Court OKs Swift chargeback fees

12 Swift 4 OdSwift Transportation is not required to disclose the precise amount of its chargebacks to owner-operators that represent markups or administrative fees as opposed to actual costs, a federal appeals court confirmed Jan. 20.

Based on litigation by the Owner-Operator Independent Drivers Association, Swift changed its lease agreements in 2008 to disclose that chargebacks would include certain administrative costs and other fees such as “the cost of the fuel, taxes, other government fees and charges, delivery/freight costs and administrative expenses.” Afterward, Swift’s settlement statements then listed those items but did not disclose what portion of that price is attributed to costs and what portion is profit, administrative fees or other charges.

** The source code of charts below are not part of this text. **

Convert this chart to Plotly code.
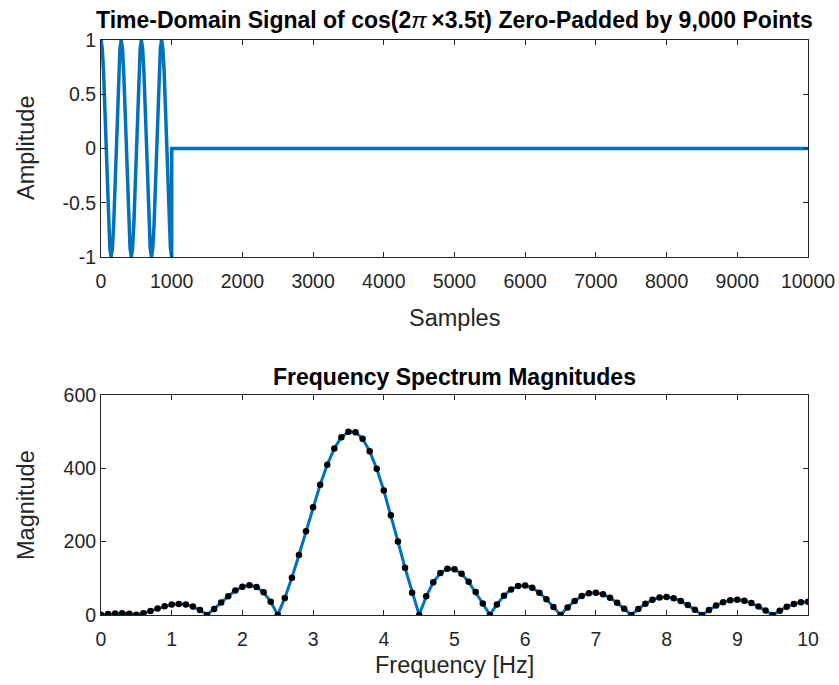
import plotly.graph_objects as go

# ---- Top: time-domain signal (sample index, amplitude) ----
sample_idx = [0, 18, 36, 54, 71, 89, 107, 125, 143, 161, 179, 196, 214, 232, 250, 268,
              286, 304, 321, 339, 357, 375, 393, 411, 429, 446, 464, 482, 500, 518, 536, 554,
              571, 589, 607, 625, 643, 661, 679, 696, 714, 732, 750, 768, 786, 804, 821, 839,
              857, 875, 893, 911, 929, 946, 964, 982, 1000, 1001, 10000]
amplitude = [1, .92, .71, .38, 0, -.38, -.71, -.92, -1, -.92, -.71, -.38, 0, .38, .71, .92,
             1, .92, .71, .38, 0, -.38, -.71, -.92, -1, -.92, -.71, -.38, 0, .38, .71, .92,
             1, .92, .71, .38, 0, -.38, -.71, -.92, -1, -.92, -.71, -.38, 0, .38, .71, .92,
             1, .92, .71, .38, 0, -.38, -.71, -.92, -1, 0, 0]

# ---- Bottom: spectrum magnitudes 0..10 Hz ----
freq_hz = [i / 10 for i in range(101)]
magnitude = [1.0, 2.5, 4.2, 4.6, 3.3, 0.5, 5.0, 11.1, 17.7, 23.8,
             28.3, 30.2, 28.6, 23.0, 13.4, 0.3, 16.2, 34.0, 51.4, 66.6,
             77.2, 81.1, 76.5, 61.8, 36.4, 0.3, 46.6, 101.9, 163.5, 228.6,
             293.8, 355.5, 409.9, 454.0, 484.7, 500.0, 498.7, 480.7, 446.8, 398.9,
             339.5, 272.2, 200.6, 128.9, 60.9, 0.3, 50.8, 89.4, 114.5, 126.1,
             124.8, 112.2, 90.5, 62.6, 31.4, 0.3, 28.8, 52.7, 69.8, 79.2,
             80.4, 74.0, 61.0, 43.0, 21.9, 0.3, 20.7, 38.4, 51.5, 59.1,
             60.6, 56.3, 46.8, 33.3, 17.1, 0.3, 16.4, 30.6, 41.3, 47.7,
             49.2, 46.0, 38.4, 27.4, 14.2, 0.3, 13.7, 25.7, 34.8, 40.2,
             41.7, 39.1, 32.7, 23.4, 12.2, 0.3, 11.8, 22.2, 30.1, 34.9,
             36.3]

top_xticks = list(range(0, 10001, 1000))
top_yticks = [-1, -0.5, 0, 0.5, 1]
bot_xticks = list(range(0, 11))
bot_yticks = [0, 200, 400, 600]

W, H = 839, 685
FONT = "Liberation Sans, Arial, Helvetica, sans-serif"
AX = "#262626"
BLUE = "#0072BD"

def px_x(p):
    return p / W

def px_y(p):
    return 1 - p / H

fig = go.Figure()
fig.add_trace(go.Scatter(x=sample_idx, y=amplitude, mode="lines",
                         line=dict(color=BLUE, width=3.5), xaxis="x", yaxis="y",
                         showlegend=False, hoverinfo="skip"))
fig.add_trace(go.Scatter(x=freq_hz, y=magnitude, mode="lines",
                         line=dict(color=BLUE, width=3), xaxis="x2", yaxis="y2",
                         showlegend=False))
fig.add_trace(go.Scatter(x=freq_hz, y=magnitude, mode="markers",
                         marker=dict(color="black", size=6.5), xaxis="x2", yaxis="y2",
                         showlegend=False))

axis_common = dict(showline=True, linecolor=AX, linewidth=1, mirror="ticks",
                   ticks="inside", ticklen=5, tickcolor=AX, showgrid=False,
                   zeroline=False, automargin=False,
                   tickfont=dict(family=FONT, size=19.5, color=AX))

xdom = [px_x(101), px_x(808)]
fig.update_layout(
    width=W, height=H,
    margin=dict(l=0, r=0, t=0, b=0),
    paper_bgcolor="white", plot_bgcolor="white",
    xaxis=dict(domain=xdom, range=[0, 10000], tickvals=top_xticks,
               ticktext=[str(v) for v in top_xticks], anchor="y",
               ticklabelstandoff=7, **axis_common),
    yaxis=dict(domain=[px_y(257), px_y(40)], range=[-1, 1], tickvals=top_yticks,
               ticktext=["-1", "-0.5", "0", "0.5", "1"], anchor="x", **axis_common),
    xaxis2=dict(domain=xdom, range=[0, 10], tickvals=bot_xticks,
                ticktext=[str(v) for v in bot_xticks], anchor="y2",
                ticklabelstandoff=7, **axis_common),
    yaxis2=dict(domain=[px_y(615), px_y(395)], range=[0, 600], tickvals=bot_yticks,
                ticktext=[str(v) for v in bot_yticks], anchor="x2", **axis_common),
)

cx = (101 + 808) / 2
annots = [
    dict(text="<b>Time-Domain Signal of cos(2</b><i>π</i>\u2009<b>×3.5t) Zero-Padded by 9,000 Points</b>",
         x=px_x(cx), y=px_y(20), size=23, color="black", angle=0),
    dict(text="<b>Frequency Spectrum Magnitudes</b>", x=px_x(cx), y=px_y(377), size=23,
         color="black", angle=0),
    dict(text="Samples", x=px_x(cx), y=px_y(318), size=23.5, color=AX, angle=0),
    dict(text="Frequency [Hz]", x=px_x(cx), y=px_y(665), size=23.5, color=AX, angle=0),
    dict(text="Amplitude", x=px_x(26), y=px_y(148), size=23.5, color=AX, angle=-90),
    dict(text="Magnitude", x=px_x(26), y=px_y(505), size=23.5, color=AX, angle=-90),
]
for a in annots:
    fig.add_annotation(text=a["text"], x=a["x"], y=a["y"], xref="paper", yref="paper",
                       xanchor="center", yanchor="middle", showarrow=False,
                       textangle=a["angle"], font=dict(family=FONT, size=a["size"], color=a["color"]))

fig.write_html("out.html")
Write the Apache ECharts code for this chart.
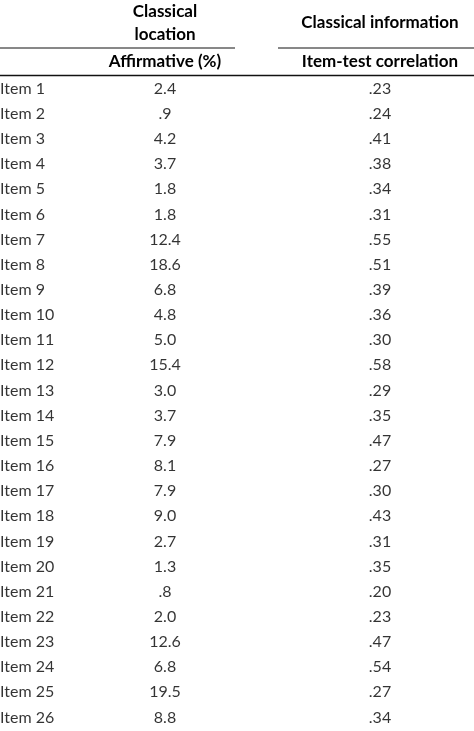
<!DOCTYPE html>
<html><head><meta charset="utf-8">
<script src="https://cdn.jsdelivr.net/npm/echarts@6/dist/echarts.min.js"></script>
<style>html,body{margin:0;padding:0;background:#fff}#c{width:474px;height:731px}</style>
</head><body><div id="c"></div>
<script>
const items = ['Item 1','Item 2','Item 3','Item 4','Item 5','Item 6','Item 7','Item 8','Item 9','Item 10','Item 11','Item 12','Item 13','Item 14','Item 15','Item 16','Item 17','Item 18','Item 19','Item 20','Item 21','Item 22','Item 23','Item 24','Item 25','Item 26'];
const affirmative = ['2.4','.9','4.2','3.7','1.8','1.8','12.4','18.6','6.8','4.8','5.0','15.4','3.0','3.7','7.9','8.1','7.9','9.0','2.7','1.3','.8','2.0','12.6','6.8','19.5','8.8'];
const correlation = ['.23','.24','.41','.38','.34','.31','.55','.51','.39','.36','.30','.58','.29','.35','.47','.27','.30','.43','.31','.35','.20','.23','.47','.54','.27','.34'];
const FONT = 'Lato';
const COLX = [0, 165, 380];
const chart = echarts.init(document.getElementById('c'));
function ser(vals, col, align){
  return {type:'scatter', symbolSize:0, silent:true,
    data: vals.map((v,i)=>({value:[COLX[col], items[i]], txt:v})),
    label:{show:true, position:'inside', align:align, verticalAlign:'middle',
      formatter:p=>p.data.txt, color:'#000', fontSize:16, fontFamily:FONT}};
}
const hdr = {fontSize:17, fontWeight:'bold', fontFamily:FONT, fill:'#000', textAlign:'center', textVerticalAlign:'middle'};
chart.setOption({
  animation:false,
  grid:{left:0,right:0,top:76,bottom:1},
  xAxis:{type:'value',min:0,max:474,show:false},
  yAxis:{type:'category',data:items,inverse:true,show:false},
  series:[ser(items,0,'left'), ser(affirmative,1,'center'), ser(correlation,2,'center')],
  graphic:[
    {type:'text',x:165,y:12,style:Object.assign({text:'Classical'},hdr)},
    {type:'text',x:165,y:35,style:Object.assign({text:'location'},hdr)},
    {type:'text',x:380,y:23,style:Object.assign({text:'Classical information'},hdr)},
    {type:'text',x:165,y:62,style:Object.assign({text:'Affirmative (%)'},hdr)},
    {type:'text',x:380,y:62,style:Object.assign({text:'Item-test correlation'},hdr)},
    {type:'line',shape:{x1:0,y1:48,x2:235,y2:48},style:{stroke:'#111',lineWidth:1}},
    {type:'line',shape:{x1:278,y1:48,x2:474,y2:48},style:{stroke:'#111',lineWidth:1}},
    {type:'line',shape:{x1:0,y1:75.5,x2:474,y2:75.5},style:{stroke:'#111',lineWidth:1.3}}
  ]
});
</script></body></html>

The district court had accepted Swift’s revised chargeback provisions, but OOIDA appealed to the U.S. Court of Appeals for the Ninth Circuit. The appeals court upheld the lower court’s decision, citing, among other things, a decision by the U.S. Court of Appeals for the Eleventh Circuit in litigation between OOIDA and Landstar System. That court reasoned that if carriers charged a flat fee, no further disclosure of how a price is to be determined is necessary. If carriers charged a variable rate, the regulation requires a clear disclosure of how the price will be calculated.

The Ninth Circuit, however, declined to declare that all variable-rate chargebacks required disclosure of the amount of carriers’ profits and costs. Instead, a carrier could identify some fixed benchmark, multiplier, percentage, markup or other formula that would allow the lessor to calculate his price without revealing how much of the markup contained profits versus other expenses, the court said.